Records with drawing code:
________
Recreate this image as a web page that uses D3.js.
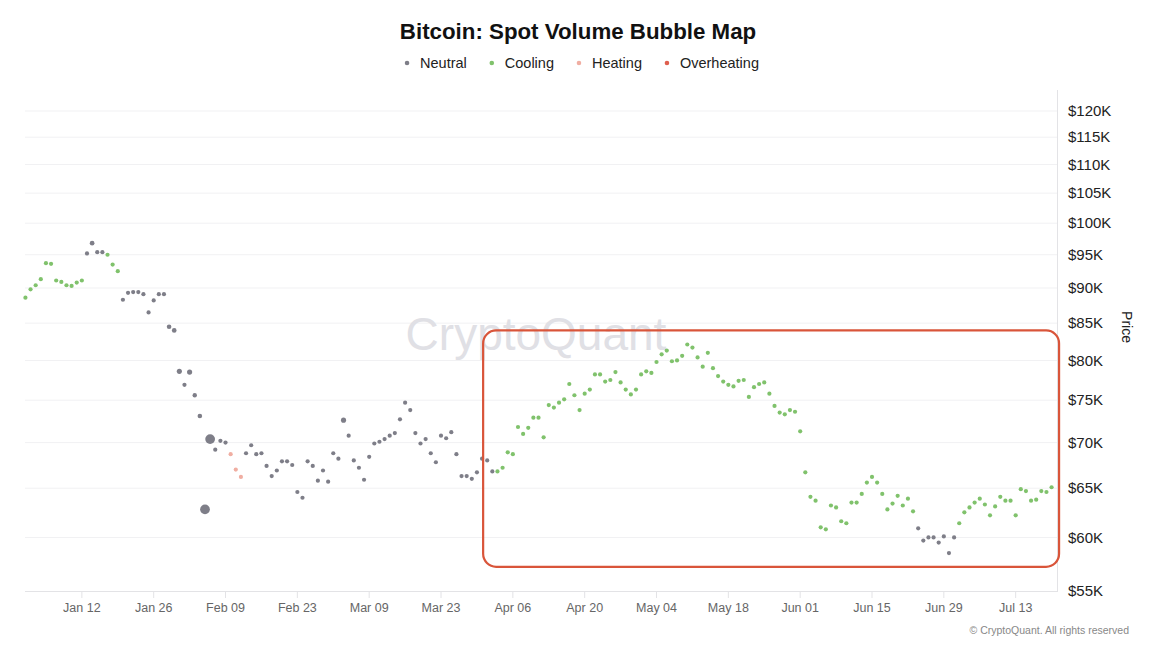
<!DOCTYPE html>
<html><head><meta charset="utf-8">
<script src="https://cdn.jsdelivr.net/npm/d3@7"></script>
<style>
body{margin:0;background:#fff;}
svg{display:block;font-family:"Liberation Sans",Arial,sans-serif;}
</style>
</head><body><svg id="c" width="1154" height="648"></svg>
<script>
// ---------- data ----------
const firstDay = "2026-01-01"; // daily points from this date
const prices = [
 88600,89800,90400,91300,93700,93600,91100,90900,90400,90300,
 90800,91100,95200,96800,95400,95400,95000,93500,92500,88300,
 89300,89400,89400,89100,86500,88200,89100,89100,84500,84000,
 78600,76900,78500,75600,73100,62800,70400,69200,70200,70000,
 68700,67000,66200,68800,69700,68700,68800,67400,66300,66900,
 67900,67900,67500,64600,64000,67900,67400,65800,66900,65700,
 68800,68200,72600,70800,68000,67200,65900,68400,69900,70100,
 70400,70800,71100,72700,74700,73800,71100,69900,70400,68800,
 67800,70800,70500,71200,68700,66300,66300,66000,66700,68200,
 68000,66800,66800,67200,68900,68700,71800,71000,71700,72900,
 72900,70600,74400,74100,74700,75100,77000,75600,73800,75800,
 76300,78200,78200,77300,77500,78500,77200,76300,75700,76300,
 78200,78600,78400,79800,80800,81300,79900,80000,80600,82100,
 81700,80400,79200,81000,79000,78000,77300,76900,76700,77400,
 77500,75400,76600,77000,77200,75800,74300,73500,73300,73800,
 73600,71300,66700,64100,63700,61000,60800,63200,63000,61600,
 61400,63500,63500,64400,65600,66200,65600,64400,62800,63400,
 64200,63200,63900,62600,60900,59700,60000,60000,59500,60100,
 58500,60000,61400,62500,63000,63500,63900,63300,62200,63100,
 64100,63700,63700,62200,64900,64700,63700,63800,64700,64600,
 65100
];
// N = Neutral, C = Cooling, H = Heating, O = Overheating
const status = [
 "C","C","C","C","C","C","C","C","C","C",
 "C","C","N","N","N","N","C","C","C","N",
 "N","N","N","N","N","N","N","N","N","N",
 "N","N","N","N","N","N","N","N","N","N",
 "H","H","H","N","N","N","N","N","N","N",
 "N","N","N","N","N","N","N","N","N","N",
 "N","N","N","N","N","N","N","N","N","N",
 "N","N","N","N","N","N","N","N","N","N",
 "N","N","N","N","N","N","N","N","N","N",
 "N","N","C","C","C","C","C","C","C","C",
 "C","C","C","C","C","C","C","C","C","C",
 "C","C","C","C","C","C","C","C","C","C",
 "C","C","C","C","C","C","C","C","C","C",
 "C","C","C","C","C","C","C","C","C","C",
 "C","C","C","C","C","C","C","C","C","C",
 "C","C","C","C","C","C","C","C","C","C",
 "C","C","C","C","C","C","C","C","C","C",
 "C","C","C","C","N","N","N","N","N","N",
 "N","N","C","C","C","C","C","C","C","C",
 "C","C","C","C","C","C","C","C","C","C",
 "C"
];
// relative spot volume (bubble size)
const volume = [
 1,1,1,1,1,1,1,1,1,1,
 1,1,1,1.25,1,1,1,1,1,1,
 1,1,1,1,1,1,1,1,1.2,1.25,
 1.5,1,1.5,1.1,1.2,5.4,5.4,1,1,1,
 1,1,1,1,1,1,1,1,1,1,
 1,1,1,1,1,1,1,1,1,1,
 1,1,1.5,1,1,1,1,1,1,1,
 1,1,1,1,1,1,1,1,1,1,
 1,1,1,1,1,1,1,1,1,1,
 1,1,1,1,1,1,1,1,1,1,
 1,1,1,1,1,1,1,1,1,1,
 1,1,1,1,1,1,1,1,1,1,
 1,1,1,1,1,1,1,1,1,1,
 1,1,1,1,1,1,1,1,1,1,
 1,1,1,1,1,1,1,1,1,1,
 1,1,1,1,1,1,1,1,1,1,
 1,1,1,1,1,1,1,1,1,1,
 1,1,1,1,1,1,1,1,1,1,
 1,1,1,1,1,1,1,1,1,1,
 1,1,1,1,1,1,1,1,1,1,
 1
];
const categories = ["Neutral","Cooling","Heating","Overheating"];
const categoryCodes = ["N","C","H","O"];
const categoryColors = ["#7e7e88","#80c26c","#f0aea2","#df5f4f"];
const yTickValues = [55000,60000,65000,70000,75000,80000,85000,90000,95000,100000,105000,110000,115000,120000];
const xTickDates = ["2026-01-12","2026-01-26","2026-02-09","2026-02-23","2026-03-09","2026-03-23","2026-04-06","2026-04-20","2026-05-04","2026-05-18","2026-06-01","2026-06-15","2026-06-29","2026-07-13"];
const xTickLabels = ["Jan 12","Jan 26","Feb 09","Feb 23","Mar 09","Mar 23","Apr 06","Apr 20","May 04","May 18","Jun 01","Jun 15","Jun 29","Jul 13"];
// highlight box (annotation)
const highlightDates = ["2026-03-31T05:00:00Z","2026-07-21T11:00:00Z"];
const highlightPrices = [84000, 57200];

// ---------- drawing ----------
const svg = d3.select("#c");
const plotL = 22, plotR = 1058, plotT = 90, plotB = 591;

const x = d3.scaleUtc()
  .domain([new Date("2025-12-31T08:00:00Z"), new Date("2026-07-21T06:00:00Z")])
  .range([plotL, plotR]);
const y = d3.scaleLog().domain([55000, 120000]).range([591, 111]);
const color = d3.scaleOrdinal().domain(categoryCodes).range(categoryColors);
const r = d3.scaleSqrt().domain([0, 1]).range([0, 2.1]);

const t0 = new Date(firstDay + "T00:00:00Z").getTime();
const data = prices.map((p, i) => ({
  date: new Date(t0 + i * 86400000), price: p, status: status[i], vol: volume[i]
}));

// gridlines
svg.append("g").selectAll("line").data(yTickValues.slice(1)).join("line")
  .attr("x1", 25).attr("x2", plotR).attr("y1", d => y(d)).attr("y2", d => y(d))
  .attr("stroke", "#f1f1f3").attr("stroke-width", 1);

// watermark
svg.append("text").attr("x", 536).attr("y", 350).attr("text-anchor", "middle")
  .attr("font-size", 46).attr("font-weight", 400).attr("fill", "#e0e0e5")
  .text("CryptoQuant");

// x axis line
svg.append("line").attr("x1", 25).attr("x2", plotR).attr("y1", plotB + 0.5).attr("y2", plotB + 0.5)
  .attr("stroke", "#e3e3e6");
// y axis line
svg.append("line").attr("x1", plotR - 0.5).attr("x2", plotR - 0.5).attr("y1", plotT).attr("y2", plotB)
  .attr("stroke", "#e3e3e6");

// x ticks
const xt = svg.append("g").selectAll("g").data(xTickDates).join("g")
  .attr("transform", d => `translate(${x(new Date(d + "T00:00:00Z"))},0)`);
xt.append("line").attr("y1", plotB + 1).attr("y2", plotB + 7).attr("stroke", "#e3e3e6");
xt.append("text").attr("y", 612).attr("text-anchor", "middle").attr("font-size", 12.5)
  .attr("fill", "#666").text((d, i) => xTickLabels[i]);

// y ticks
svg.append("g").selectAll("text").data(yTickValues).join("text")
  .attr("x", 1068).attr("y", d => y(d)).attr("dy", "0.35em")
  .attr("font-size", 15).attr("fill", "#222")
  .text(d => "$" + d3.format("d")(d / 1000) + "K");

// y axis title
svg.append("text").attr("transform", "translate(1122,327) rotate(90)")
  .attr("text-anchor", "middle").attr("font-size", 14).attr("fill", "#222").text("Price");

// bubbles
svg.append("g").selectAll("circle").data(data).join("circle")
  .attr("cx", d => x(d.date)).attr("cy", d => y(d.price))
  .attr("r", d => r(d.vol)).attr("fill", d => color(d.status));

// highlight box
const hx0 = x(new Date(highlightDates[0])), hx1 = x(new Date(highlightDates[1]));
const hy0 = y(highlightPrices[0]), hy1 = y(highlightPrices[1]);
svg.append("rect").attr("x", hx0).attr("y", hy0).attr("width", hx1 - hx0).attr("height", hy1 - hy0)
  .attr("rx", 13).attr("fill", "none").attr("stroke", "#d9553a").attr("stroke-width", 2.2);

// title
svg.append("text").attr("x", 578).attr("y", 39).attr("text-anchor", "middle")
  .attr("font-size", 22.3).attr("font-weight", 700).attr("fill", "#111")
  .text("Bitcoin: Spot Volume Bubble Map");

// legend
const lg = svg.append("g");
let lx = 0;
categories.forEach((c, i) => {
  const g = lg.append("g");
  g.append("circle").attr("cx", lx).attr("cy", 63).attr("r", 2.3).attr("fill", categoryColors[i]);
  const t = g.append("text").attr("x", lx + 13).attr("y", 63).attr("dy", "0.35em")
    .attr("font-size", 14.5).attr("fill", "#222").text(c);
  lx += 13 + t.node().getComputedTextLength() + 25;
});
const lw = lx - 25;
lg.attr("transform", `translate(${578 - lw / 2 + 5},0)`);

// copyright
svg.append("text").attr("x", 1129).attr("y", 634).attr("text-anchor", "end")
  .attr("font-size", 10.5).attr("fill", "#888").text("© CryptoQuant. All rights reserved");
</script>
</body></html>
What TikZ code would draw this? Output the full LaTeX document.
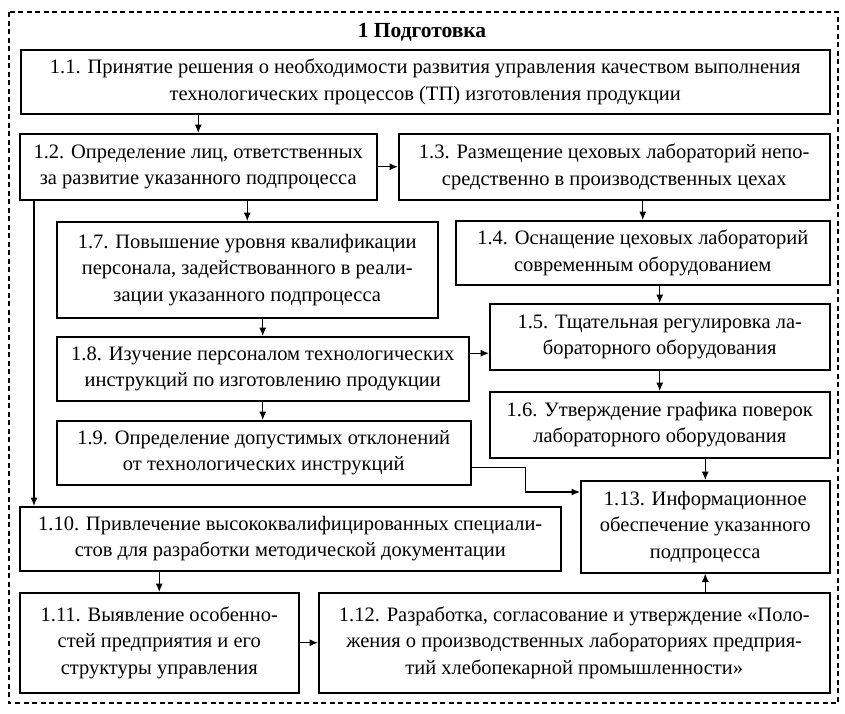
________
### Task description
Copy each line of the preceding data that contains the string "this".

### Written answer
Recreate this image as a web page that uses D3.js.
const firstDay = "2026-01-01"; // daily points from this date
What TikZ code would draw this? Output the full LaTeX document.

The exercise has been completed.